When Chinese officials look at the map, they smile. They see American forces deployed far beyond their own shores—a geopolitical weakness. “The South China Sea has been Chinese for 900 years, since ancient times,” a senior official at China’s oldest foreign policy think tank said during a background briefing in Shanghai. It’s a sentiment shared from the top of the government down to ordinary citizens, it seems, stoked relentlessly by President Xi Jinping and China’s state-controlled media.
For the past 175 years, China was weak and couldn’t do much about foreign invasions and encroachments. But now it can. Beijing’s new anti-ship missiles alone, boldly rolled out in last month’s Tiananmen Square military parade marking the 1945 defeat of Japan (for which the U.S. got but slight credit), are testament to that.
But in the Chinese view, Beijing has already practically won the battle for the South China Sea without firing a shot. Its swift moves to swallow up islands and reefs over the past year looked like an exercise right out of Sun Tzu’s The Art of War, which has been closely studied by Chinese emperors and communist leaders alike, for centuries. “Ultimate excellence lies not in winning every battle,” the legendary strategist is credited with saying, “but in defeating the enemy without ever fighting.”
Bill Bishop, a leading China expert and publisher of the influential Sinocism newsletter, who recently left Beijing after several years there, is deeply worried about China’s rising nationalism and muscle-flexing. "People shouldn't underestimate the risks," he said in a Newsweek interview. "It's not just the government making it up. The South China Sea is an intractable issue. It's not just the party line.” Another factor in Beijing’s military buildup is the immense profits being earned by China’s state-run arms industries, he says, most with incestuous connections to the Communist Party and People’s Liberation Army elite.
Fluent in Chinese and a former CEO of Red Mushroom Studios, a Beijing-based developer and operator of online games, Bishop predicts Xi Jinping “will keep pushing” in the South China Sea. “They think Obama is distracted and doesn't want another crisis," he said. If Obama does propel the Navy into harm’s way, as he seemed on the verge of doing this week, "It's going to be interesting."
Or hair-raising. Such was the case in 2010, when a Chinese fishing trawler intentionally rammed two Japan Coast Guard vessels in disputed territories in the East China Sea. On the brink of a wider conflict, both sides calmed down and negotiated protocols to avoid further clashes. Likewise, Xi and Obama worked out arrangements at their Washington summit to avoid clashes between U.S. and Chinese military aircraft over the South China Sea. But that may have just been a delaying tactic. Back in the East China Sea, China is worrying Japan again with the creation of a Coast Guard fleet, construction of big new surveillance ships and reported plans to build two bases close to the disputed Senkaku Islands.
"Nobody wants a conflict,” Bishop said, “but it doesn't seem like this is going to be a happy place for a long time.”

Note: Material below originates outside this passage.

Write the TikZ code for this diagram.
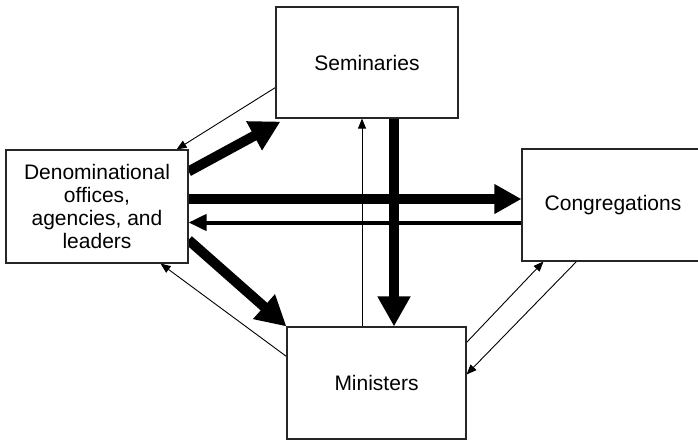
\documentclass[tikz,border=0pt]{standalone}
\usepackage{fontspec}
\setmainfont{Liberation Sans}
\usetikzlibrary{arrows.meta}
\pgfdeclarelayer{back}
\pgfsetlayers{back,main}

\begin{document}
\begin{tikzpicture}[
        x=1pt, y=-1pt,
        % the four boxes
        box/.style={draw=black!85, fill=white, line width=1.1pt,
            minimum width=182pt, minimum height=112pt, inner sep=0pt,
            align=center, font=\fontsize{21}{23.3}\selectfont},
        % flows, from weak to strong
        weaklink/.style={-{Triangle[length=10pt, width=8pt]}, line width=0.9pt},
        midlink/.style={-{Triangle[length=18pt, width=16pt]}, line width=4pt},
        stronglink/.style={-{Triangle[length=30pt, width=31pt]}, line width=10pt},
    ]
    \useasboundingbox (0,0) rectangle (698,440);

    \node [box, minimum height=111pt] (sem) at (367,62.5) {Seminaries};
    \node [box, minimum height=113pt] (den) at (97,206.5) {Denominational\\offices,\\agencies, and\\leaders};
    \node [box] (cong) at (613,205) {Congregations};
    \node [box, minimum width=179pt] (min) at (376.5,383) {Ministers};

    \begin{pgfonlayer}{back}
        % seminaries and denomination
        \draw [weaklink] ([yshift=-25pt]sem.west) -- ([xshift=-12pt]den.north east);
        \draw [stronglink] ([yshift=-22pt]den.north east) -- ([xshift=5pt,yshift=-3pt]sem.south west);
        % denomination and congregations
        \draw [stronglink, -{Triangle[length=27pt, width=28pt]}] ([yshift=7.5pt]den.east) -- ([yshift=7.5pt]den.east -| cong.west);
        \draw [midlink] ([yshift=-16pt]den.east -| cong.west) -- ([yshift=-16pt]den.east);
        % seminaries and ministers
        \draw [weaklink] ([xshift=-5pt]sem.south |- min.north) -- ([xshift=-5pt]sem.south);
        \draw [stronglink] ([xshift=27pt]sem.south) -- ([xshift=27pt]sem.south |- min.north);
        % denomination and ministers
        \draw [stronglink] ([yshift=-33.5pt]den.east) -- (min.north west);
        \draw [weaklink] ([yshift=-30pt]min.north west) -- ([xshift=-28pt]den.south east);
        % ministers and congregations
        \draw [weaklink] ([yshift=-16pt]min.north east) -- ([xshift=22pt]cong.south west);
        \draw [weaklink] ([xshift=55pt]cong.south west) -- ([yshift=-48pt]min.north east);
    \end{pgfonlayer}
\end{tikzpicture}
\end{document}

A rare note of caution on the Chinese side was sounded by the Shanghai think tank official, who is the author of several books on modern Sino-U.S. relations. "My advice to the Chinese government is not to make it worse,” he told the visiting reporters. “Wait for time for it to be solved.”
A short-term triumph over the United States (or Japan, or Vietnam or the Philippines), he suggested, could turn into a long-term setback for China.
"Some would say,” he said, leaning forward with a slight smile, “we picked up the seeds but lost the watermelon."